# wifi galaxy tab 7 or touchpad????



## sklobopes (Aug 26, 2011)

hey folks, nice to be here!

I recently picked up a touchpad during the firesale, and got an offer to trade out for the wifi galaxy tab. I do like the portability of the tab n realize its not as powerful as the touchpad, n a little concerned about the lack of rooms for it and future updates...... But its a real android tablet.

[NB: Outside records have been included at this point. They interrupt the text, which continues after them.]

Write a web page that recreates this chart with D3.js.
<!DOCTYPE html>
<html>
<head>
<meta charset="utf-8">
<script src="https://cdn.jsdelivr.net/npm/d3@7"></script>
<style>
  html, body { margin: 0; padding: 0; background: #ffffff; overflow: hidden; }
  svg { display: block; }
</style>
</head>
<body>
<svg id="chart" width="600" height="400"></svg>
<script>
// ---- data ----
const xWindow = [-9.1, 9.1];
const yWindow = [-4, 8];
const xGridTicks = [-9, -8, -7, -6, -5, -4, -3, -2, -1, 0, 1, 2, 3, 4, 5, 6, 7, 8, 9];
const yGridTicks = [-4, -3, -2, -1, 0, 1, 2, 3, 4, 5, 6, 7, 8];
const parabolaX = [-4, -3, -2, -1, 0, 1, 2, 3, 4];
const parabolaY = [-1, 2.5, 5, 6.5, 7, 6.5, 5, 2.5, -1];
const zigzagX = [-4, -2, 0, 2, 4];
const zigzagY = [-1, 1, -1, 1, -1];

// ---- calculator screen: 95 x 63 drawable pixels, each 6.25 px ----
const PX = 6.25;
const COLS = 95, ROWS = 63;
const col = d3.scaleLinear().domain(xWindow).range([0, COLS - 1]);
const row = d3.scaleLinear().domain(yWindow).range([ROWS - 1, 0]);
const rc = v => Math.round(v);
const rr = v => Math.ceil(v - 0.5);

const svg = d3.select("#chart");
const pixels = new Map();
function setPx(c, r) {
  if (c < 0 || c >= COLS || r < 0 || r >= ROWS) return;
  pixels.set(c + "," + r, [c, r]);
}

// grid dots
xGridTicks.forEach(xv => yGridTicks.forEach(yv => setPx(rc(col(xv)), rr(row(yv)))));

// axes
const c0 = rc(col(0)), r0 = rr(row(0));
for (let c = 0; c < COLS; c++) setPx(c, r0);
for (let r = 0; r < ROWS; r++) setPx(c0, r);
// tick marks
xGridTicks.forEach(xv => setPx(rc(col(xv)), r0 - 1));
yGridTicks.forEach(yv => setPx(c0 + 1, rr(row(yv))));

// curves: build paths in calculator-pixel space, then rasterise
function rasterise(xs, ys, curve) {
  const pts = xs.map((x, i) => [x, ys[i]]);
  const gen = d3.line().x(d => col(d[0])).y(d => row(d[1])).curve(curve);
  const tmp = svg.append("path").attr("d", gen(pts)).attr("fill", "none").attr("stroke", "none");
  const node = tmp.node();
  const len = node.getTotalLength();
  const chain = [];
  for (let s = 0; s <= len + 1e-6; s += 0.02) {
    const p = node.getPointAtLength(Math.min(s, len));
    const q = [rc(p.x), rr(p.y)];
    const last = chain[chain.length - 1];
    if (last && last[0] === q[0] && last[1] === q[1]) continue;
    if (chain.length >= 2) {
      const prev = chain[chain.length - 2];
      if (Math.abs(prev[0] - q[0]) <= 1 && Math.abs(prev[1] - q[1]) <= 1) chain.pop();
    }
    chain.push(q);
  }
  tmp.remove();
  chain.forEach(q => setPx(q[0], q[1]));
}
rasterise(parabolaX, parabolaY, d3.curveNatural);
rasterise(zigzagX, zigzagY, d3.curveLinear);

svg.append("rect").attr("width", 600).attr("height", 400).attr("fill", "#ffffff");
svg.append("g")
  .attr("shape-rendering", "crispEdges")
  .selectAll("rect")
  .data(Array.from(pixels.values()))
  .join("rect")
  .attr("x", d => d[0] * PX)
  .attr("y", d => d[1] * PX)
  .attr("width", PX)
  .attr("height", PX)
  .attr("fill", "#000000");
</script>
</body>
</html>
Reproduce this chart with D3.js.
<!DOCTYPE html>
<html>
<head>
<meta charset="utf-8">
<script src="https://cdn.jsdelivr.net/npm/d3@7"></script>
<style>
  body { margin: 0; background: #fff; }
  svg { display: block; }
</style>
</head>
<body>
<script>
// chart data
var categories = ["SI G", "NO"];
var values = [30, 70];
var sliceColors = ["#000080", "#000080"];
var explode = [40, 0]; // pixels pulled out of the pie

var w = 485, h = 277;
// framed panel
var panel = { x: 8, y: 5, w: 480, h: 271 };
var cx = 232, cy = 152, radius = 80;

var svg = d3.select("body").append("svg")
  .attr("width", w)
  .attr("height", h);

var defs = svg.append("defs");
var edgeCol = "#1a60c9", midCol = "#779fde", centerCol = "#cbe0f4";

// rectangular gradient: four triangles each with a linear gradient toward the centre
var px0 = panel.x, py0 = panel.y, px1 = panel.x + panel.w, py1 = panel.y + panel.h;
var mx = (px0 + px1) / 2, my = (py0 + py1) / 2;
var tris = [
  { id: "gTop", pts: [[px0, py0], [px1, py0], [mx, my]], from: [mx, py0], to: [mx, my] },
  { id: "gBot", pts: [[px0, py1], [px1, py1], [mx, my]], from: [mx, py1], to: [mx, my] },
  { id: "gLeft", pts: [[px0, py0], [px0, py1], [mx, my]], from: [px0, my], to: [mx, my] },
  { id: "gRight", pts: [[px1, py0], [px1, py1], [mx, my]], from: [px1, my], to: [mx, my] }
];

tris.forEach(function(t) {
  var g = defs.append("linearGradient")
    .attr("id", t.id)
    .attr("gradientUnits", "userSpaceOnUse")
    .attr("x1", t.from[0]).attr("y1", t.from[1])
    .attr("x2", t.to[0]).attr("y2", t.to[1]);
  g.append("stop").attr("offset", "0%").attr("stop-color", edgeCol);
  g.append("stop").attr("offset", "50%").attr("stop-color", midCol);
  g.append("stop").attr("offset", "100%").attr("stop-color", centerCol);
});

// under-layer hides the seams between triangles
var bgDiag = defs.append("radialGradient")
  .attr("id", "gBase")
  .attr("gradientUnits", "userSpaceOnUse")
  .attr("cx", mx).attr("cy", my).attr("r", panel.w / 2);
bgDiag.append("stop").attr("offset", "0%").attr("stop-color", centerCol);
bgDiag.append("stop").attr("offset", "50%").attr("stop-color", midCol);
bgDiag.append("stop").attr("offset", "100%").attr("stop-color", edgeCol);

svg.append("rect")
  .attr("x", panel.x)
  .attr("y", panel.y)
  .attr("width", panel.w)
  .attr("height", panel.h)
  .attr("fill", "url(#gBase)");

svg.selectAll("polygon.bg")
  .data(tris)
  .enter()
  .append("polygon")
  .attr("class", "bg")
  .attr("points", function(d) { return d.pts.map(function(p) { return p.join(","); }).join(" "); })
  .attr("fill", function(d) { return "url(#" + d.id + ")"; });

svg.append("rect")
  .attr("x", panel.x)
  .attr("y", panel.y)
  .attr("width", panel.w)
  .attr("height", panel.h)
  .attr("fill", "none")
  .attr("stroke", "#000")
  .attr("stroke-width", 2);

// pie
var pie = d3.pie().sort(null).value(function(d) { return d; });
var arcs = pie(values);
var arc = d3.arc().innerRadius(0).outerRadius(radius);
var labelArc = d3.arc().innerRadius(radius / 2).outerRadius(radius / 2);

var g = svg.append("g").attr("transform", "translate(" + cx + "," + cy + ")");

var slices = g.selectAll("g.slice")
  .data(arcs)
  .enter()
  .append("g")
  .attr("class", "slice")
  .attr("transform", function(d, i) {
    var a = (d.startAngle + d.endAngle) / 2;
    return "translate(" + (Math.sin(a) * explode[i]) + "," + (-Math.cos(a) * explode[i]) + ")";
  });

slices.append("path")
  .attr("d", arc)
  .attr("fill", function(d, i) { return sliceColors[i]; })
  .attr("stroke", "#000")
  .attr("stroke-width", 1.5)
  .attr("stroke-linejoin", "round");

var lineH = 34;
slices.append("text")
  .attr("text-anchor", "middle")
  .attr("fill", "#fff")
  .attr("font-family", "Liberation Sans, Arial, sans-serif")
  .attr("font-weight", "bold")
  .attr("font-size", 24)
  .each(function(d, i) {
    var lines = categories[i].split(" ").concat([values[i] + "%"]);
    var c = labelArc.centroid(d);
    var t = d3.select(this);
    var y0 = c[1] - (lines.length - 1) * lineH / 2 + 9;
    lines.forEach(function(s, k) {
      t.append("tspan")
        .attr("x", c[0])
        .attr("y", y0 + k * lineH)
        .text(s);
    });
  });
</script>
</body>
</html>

Is it a worthy trade out, or should I wait for the port to come out of alpha?


----------



## McLolin (Sep 7, 2011)

I´m exactly in the same situation, so I´m interestend in this too!  May I ask what your choice was?


----------



## tpike (Sep 8, 2011)

ive had my 7 inch tab for about 4 months now and like it more today than the day i bought it. its a great device, very portable and through recent development becoming more customizable. prices are similar and the 3g option has been invaluable. the only thing i would trade this for is a 3g/4g 10.1 on sprint, but thats not out yet


----------



## Jaxidian (Jun 6, 2011)

My understanding is that the 7" wifi version is inferior to the 3g version. Different CPU our sunbathing like that. Either be aware or I'm wrong. Just sharing...


----------



## bouncer (Aug 26, 2011)

"sklobopes said:


> hey folks, nice to be here!
> 
> I recently picked up a touchpad during the firesale, and got an offer to trade out for the wifi galaxy tab. I do like the portability of the tab n realize its not as powerful as the touchpad, n a little concerned about the lack of rooms for it and future updates...... But its a real android tablet.
> 
> Is it a worthy trade out, or should I wait for the port to come out of alpha?


XDA Have a great Honeycomb Tom for the Galaxy Tab 7"


----------



## caldeio (Sep 9, 2011)

Keep the touchpad honestly. You'll be playing a waiting game, but I'd say your better off with that dual core. I get around a 3000 score with a 1.2ghz overclock (vs 1.00ghz stock) in a benchmarking app called Antutu. With a dual core i see them at 5500-6000 range stock.

I love my Galaxy tab though. When i got mine, only the dell streak, apple ipad, motorola xoom where out.


----------